In the online classroom, social presence refers to the extent students and faculty are recognized as real to one another in a computer-mediated environment. The theory of social presence is a constant in both communication research and educational psychology in explaining the social context of telecommunications-based interactions (Thurlow, Lengel & Tomic, 2011). In the computer-mediated online classroom environment, computer-mediated communication (CMC) is often explored through the examination of differing computer media that contribute to the social climate of the online classroom, including asynchronous and/or synchronous interactions that occur through computer technology. According to Mathieson and Lefman (2014), social presence in the online classroom focuses primarily on the medium and perceptions of these communicative interactions and not necessarily on the sharing of academic content.
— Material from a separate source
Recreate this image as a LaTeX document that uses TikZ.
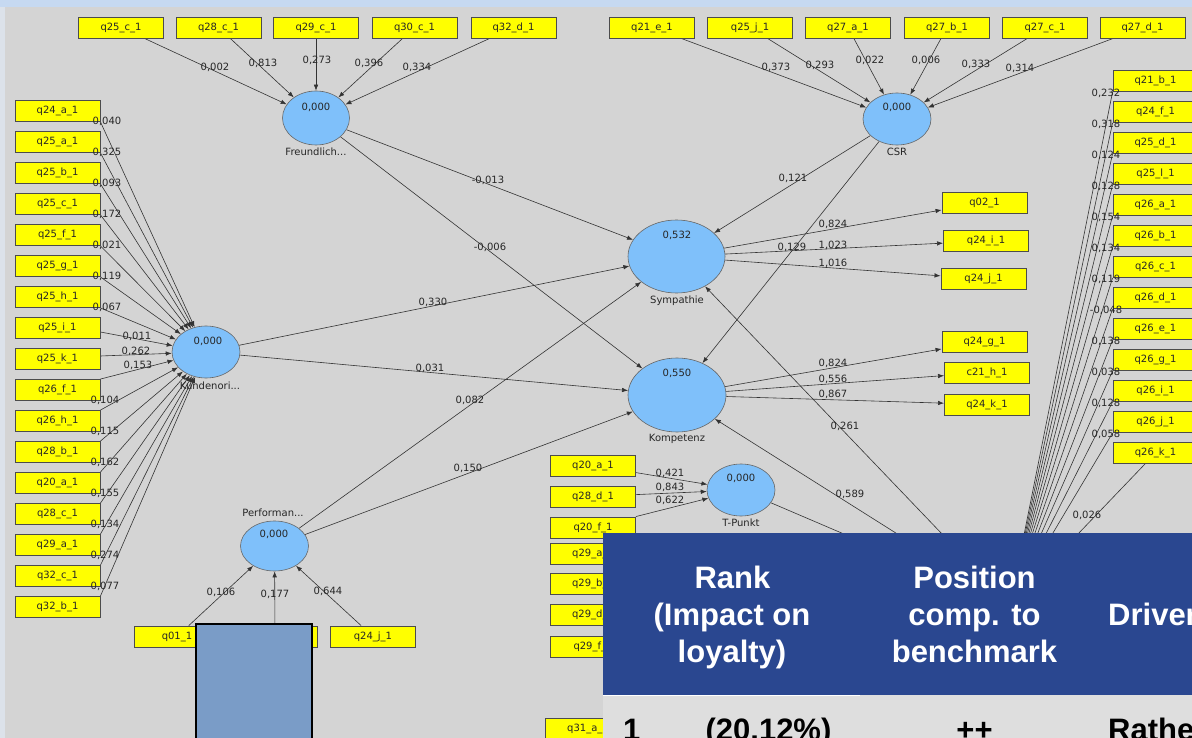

Research into social presence in the online classroom reveals that the communication technologies that facilitate the process of communication in distance education and training create social climates that are very different from the traditional classroom (Kelsey & St, 2008). Thus, successful CMC is realized for students through the interdependence of cognitive, behavioral and affective information (Thurlow, Lengel & Tomic, 2011). According to Akyol and Garrison (2008), the integration of social, cognitive and instructor factors increase a sense of community and social presence in the online classroom. The sentimental elements of social presence are comprised of emotions, humor, and self-disclosure while interactive components of social presence in an online environment consist of appreciation, acknowledgment, and return of communication (Garrison, Cleveland-Innieds and Fung, 2010). Instructor factors related to social presence include immediacy and presence of faculty participation and interactivity in the online course (Granda, 2015).